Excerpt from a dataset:
--- START ---
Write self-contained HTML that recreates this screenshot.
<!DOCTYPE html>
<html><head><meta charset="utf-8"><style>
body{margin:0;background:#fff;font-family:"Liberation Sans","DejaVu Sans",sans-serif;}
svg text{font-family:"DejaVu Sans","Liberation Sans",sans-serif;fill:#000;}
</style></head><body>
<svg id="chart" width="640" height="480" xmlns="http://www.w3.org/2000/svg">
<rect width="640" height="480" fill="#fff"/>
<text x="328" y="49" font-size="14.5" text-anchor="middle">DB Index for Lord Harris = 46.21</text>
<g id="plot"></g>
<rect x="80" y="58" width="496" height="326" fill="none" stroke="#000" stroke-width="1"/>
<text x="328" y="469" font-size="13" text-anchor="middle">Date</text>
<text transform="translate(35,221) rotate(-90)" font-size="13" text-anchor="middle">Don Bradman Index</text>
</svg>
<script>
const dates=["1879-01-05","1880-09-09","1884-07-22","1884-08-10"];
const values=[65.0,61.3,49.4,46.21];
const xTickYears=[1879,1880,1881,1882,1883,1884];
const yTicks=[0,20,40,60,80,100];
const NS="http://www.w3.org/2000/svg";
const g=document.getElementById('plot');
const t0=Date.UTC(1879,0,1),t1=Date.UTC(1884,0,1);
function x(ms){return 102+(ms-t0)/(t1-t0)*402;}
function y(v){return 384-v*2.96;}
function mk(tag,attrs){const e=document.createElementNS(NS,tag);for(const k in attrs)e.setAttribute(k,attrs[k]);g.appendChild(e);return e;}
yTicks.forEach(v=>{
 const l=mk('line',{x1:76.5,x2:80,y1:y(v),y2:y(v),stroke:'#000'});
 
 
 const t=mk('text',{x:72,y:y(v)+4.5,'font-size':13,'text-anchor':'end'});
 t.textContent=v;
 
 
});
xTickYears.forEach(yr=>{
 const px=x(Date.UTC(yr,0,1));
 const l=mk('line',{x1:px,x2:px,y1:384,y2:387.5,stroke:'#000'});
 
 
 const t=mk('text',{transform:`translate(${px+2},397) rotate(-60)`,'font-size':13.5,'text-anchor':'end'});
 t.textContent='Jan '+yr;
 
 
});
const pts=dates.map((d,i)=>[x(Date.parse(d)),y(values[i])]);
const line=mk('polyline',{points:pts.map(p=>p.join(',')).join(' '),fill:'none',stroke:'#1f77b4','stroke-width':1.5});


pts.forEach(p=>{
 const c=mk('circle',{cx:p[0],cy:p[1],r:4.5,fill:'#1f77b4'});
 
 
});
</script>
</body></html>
--- END ---
--- START ---
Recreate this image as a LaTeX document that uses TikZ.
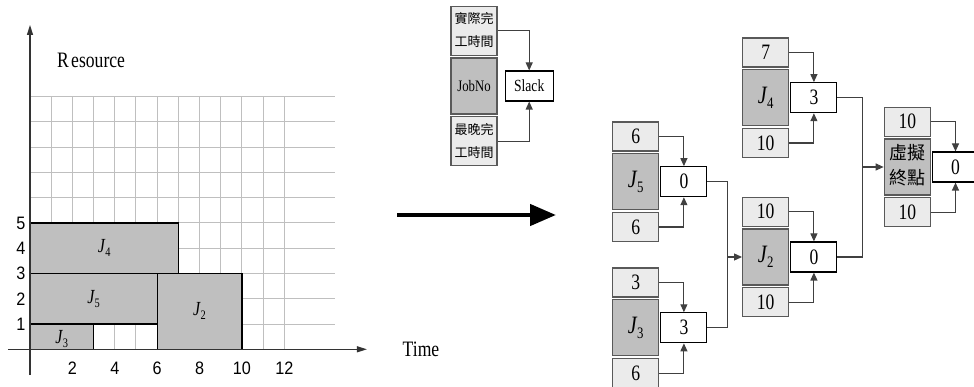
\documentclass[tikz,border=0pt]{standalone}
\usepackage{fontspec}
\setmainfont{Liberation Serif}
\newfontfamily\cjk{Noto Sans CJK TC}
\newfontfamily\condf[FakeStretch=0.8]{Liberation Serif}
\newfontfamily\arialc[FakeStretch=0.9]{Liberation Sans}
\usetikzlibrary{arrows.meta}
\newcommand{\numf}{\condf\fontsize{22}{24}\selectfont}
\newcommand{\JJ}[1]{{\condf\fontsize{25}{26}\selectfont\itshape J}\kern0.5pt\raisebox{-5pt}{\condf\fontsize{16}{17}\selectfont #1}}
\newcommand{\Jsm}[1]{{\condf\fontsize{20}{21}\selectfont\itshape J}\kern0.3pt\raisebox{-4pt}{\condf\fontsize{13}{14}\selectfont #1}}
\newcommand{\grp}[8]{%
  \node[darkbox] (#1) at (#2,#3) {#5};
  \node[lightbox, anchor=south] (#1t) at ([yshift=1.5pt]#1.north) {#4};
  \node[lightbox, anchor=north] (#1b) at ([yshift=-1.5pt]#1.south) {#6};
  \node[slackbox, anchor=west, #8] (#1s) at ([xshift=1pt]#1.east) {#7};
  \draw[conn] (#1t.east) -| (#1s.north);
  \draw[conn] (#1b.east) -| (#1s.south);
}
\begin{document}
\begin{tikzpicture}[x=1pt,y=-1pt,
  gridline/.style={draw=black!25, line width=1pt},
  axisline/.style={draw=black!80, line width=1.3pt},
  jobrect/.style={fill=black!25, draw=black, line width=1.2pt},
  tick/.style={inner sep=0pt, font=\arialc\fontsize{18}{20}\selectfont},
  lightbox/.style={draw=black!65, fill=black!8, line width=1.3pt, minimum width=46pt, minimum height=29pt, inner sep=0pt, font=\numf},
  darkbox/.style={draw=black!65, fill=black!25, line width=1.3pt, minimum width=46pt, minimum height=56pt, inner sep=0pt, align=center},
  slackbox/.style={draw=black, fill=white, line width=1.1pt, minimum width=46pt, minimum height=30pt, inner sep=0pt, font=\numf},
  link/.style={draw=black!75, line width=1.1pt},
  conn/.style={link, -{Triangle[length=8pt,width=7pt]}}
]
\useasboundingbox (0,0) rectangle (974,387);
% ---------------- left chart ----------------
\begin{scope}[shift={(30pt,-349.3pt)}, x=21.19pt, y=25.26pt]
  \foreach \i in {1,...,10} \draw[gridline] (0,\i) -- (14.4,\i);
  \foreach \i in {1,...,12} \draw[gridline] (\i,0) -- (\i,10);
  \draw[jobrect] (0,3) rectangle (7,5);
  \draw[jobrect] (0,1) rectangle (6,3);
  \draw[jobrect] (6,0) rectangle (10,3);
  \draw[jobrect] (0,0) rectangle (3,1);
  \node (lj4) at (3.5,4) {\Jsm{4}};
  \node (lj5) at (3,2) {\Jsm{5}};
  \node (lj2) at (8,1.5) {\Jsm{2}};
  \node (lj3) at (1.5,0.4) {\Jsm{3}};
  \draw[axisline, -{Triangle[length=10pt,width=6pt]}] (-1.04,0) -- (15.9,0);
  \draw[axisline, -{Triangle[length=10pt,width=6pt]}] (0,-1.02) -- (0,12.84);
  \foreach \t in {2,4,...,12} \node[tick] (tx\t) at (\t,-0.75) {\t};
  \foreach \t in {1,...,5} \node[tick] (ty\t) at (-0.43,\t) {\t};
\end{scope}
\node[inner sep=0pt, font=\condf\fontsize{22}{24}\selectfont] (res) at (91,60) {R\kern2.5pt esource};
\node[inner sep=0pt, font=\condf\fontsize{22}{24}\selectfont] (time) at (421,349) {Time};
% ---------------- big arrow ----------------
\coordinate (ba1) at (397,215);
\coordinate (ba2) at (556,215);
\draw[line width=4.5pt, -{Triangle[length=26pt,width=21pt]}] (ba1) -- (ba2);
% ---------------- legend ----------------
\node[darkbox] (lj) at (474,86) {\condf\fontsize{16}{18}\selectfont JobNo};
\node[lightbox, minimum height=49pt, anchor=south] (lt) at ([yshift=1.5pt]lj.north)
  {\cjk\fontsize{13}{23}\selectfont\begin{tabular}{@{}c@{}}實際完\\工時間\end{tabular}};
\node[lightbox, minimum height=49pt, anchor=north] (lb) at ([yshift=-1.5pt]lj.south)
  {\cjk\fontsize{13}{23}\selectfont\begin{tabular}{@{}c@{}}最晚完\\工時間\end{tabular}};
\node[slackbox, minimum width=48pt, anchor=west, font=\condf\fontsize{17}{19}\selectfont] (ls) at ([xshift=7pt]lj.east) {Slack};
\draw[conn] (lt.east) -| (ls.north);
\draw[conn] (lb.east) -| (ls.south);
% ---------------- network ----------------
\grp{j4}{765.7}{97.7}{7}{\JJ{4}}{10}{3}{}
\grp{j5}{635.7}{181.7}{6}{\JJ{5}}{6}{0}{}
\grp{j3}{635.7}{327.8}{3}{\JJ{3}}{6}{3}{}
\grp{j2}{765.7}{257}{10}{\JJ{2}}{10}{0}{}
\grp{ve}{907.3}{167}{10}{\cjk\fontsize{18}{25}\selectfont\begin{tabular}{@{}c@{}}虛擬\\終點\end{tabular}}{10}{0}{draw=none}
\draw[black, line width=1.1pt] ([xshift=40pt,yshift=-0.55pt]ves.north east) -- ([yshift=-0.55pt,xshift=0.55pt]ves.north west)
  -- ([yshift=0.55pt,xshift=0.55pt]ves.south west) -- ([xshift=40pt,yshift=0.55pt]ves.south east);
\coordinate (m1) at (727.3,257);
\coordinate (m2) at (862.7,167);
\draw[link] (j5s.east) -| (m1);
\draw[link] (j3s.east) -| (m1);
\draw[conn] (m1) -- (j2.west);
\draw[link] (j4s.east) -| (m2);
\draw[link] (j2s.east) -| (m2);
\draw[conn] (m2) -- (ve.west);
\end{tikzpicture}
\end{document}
--- END ---
YOUR TASK - Pull every line containing the word "that" out of the material and copy it.

FULL OUTPUT -
Write self-contained HTML that recreates this screenshot.
Recreate this image as a LaTeX document that uses TikZ.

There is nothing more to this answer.